**EXERCISE REQUIREMENTS:** Every entry below should be repeated exactly; the pictures should not.

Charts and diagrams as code

● ● ● ● ● ● ●

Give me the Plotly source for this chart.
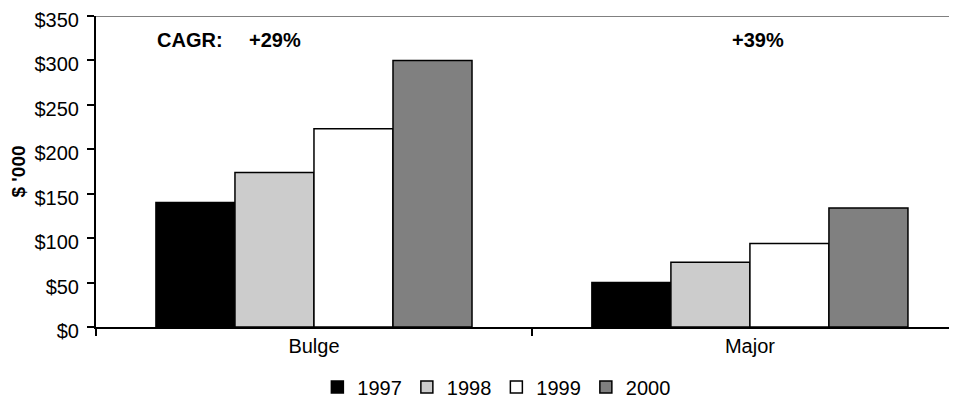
import plotly.graph_objects as go

categories = ["Bulge", "Major"]
years = ["1997", "1998", "1999", "2000"]
values = {
    "1997": [140, 50],
    "1998": [174, 73],
    "1999": [223, 94],
    "2000": [300, 134],
}
colors = {"1997": "#000000", "1998": "#cccccc", "1999": "#ffffff", "2000": "#808080"}
y_ticks = [0, 50, 100, 150, 200, 250, 300, 350]
y_tick_labels = ["$" + str(v) for v in y_ticks]
cagr_labels = ["+29%", "+39%"]

FONT = "Liberation Sans, Arial, sans-serif"

fig = go.Figure()
for yr in years:
    fig.add_trace(go.Bar(
        x=categories, y=values[yr], name=yr,
        marker=dict(color=colors[yr], line=dict(color="black", width=1.5)),
    ))

fig.update_layout(
    width=949, height=391,
    margin=dict(l=88, r=0, t=8, b=72, autoexpand=False),
    paper_bgcolor="white", plot_bgcolor="white",
    font=dict(family=FONT, size=20, color="black"),
    barmode="group", bargap=0.275, bargroupgap=0,
    showlegend=True,
    legend=dict(orientation="h", x=0.465, xanchor="center", y=-0.13, yanchor="top",
                font=dict(size=20), itemwidth=30, tracegroupgap=0,
                bgcolor="rgba(0,0,0,0)"),
)
fig.update_xaxes(
    range=[-0.5, 1.475], showline=True, linecolor="black", linewidth=2,
    ticks="outside", tickson="boundaries", ticklen=7, tickcolor="black", tickwidth=2,
    showgrid=False, zeroline=False, tickfont=dict(size=20), automargin=False,
)
fig.update_yaxes(
    range=[0, 350], tickvals=y_ticks, ticktext=y_tick_labels,
    showline=True, linecolor="black", linewidth=2,
    ticks="outside", ticklen=7, tickcolor="black", tickwidth=2,
    showgrid=False, zeroline=False, tickfont=dict(size=20), automargin=False,
    ticklabeloverflow="allow", ticklabelstandoff=4, ticklabelshift=4,
    title=dict(text="<b>$ '000</b>", font=dict(size=19), standoff=12),
)
fig.add_shape(type="line", xref="paper", yref="y", x0=0, x1=1, y0=350, y1=350,
              line=dict(color="#808080", width=2))

fig.add_annotation(x=-0.365, y=323, xref="x", yref="y", text="<b>CAGR:</b>",
                   showarrow=False, xanchor="left", font=dict(size=20))
fig.add_annotation(x=-0.154, y=323, xref="x", yref="y", text="<b>" + cagr_labels[0] + "</b>",
                   showarrow=False, xanchor="left", font=dict(size=20))
fig.add_annotation(x=0.954, y=323, xref="x", yref="y", text="<b>" + cagr_labels[1] + "</b>",
                   showarrow=False, xanchor="left", font=dict(size=20))

fig.write_html("out.html")
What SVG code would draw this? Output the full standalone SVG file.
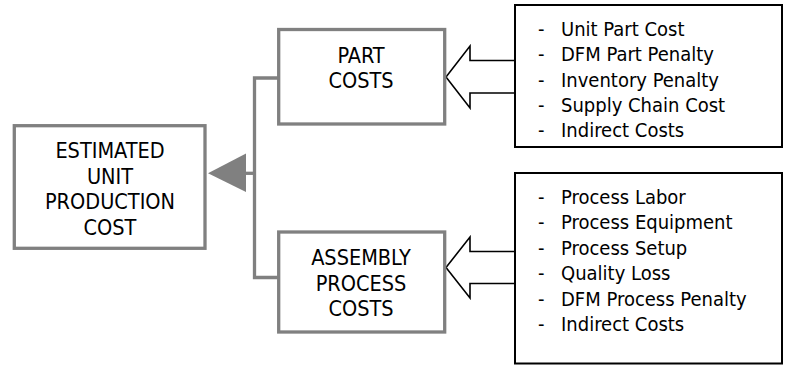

● ● ● ● ● ● ●

**RESPONSE TO THE TASK:**
Give me the Plotly source for this chart.
import plotly.graph_objects as go

categories = ["Bulge", "Major"]
years = ["1997", "1998", "1999", "2000"]
values = {
    "1997": [140, 50],
    "1998": [174, 73],
    "1999": [223, 94],
    "2000": [300, 134],
}
colors = {"1997": "#000000", "1998": "#cccccc", "1999": "#ffffff", "2000": "#808080"}
y_ticks = [0, 50, 100, 150, 200, 250, 300, 350]
y_tick_labels = ["$" + str(v) for v in y_ticks]
cagr_labels = ["+29%", "+39%"]

FONT = "Liberation Sans, Arial, sans-serif"

fig = go.Figure()
for yr in years:
    fig.add_trace(go.Bar(
        x=categories, y=values[yr], name=yr,
        marker=dict(color=colors[yr], line=dict(color="black", width=1.5)),
    ))

fig.update_layout(
    width=949, height=391,
    margin=dict(l=88, r=0, t=8, b=72, autoexpand=False),
    paper_bgcolor="white", plot_bgcolor="white",
    font=dict(family=FONT, size=20, color="black"),
    barmode="group", bargap=0.275, bargroupgap=0,
    showlegend=True,
    legend=dict(orientation="h", x=0.465, xanchor="center", y=-0.13, yanchor="top",
                font=dict(size=20), itemwidth=30, tracegroupgap=0,
                bgcolor="rgba(0,0,0,0)"),
)
fig.update_xaxes(
    range=[-0.5, 1.475], showline=True, linecolor="black", linewidth=2,
    ticks="outside", tickson="boundaries", ticklen=7, tickcolor="black", tickwidth=2,
    showgrid=False, zeroline=False, tickfont=dict(size=20), automargin=False,
)
fig.update_yaxes(
    range=[0, 350], tickvals=y_ticks, ticktext=y_tick_labels,
    showline=True, linecolor="black", linewidth=2,
    ticks="outside", ticklen=7, tickcolor="black", tickwidth=2,
    showgrid=False, zeroline=False, tickfont=dict(size=20), automargin=False,
    ticklabeloverflow="allow", ticklabelstandoff=4, ticklabelshift=4,
    title=dict(text="<b>$ '000</b>", font=dict(size=19), standoff=12),
)
fig.add_shape(type="line", xref="paper", yref="y", x0=0, x1=1, y0=350, y1=350,
              line=dict(color="#808080", width=2))

fig.add_annotation(x=-0.365, y=323, xref="x", yref="y", text="<b>CAGR:</b>",
                   showarrow=False, xanchor="left", font=dict(size=20))
fig.add_annotation(x=-0.154, y=323, xref="x", yref="y", text="<b>" + cagr_labels[0] + "</b>",
                   showarrow=False, xanchor="left", font=dict(size=20))
fig.add_annotation(x=0.954, y=323, xref="x", yref="y", text="<b>" + cagr_labels[1] + "</b>",
                   showarrow=False, xanchor="left", font=dict(size=20))

fig.write_html("out.html")
What SVG code would draw this? Output the full standalone SVG file.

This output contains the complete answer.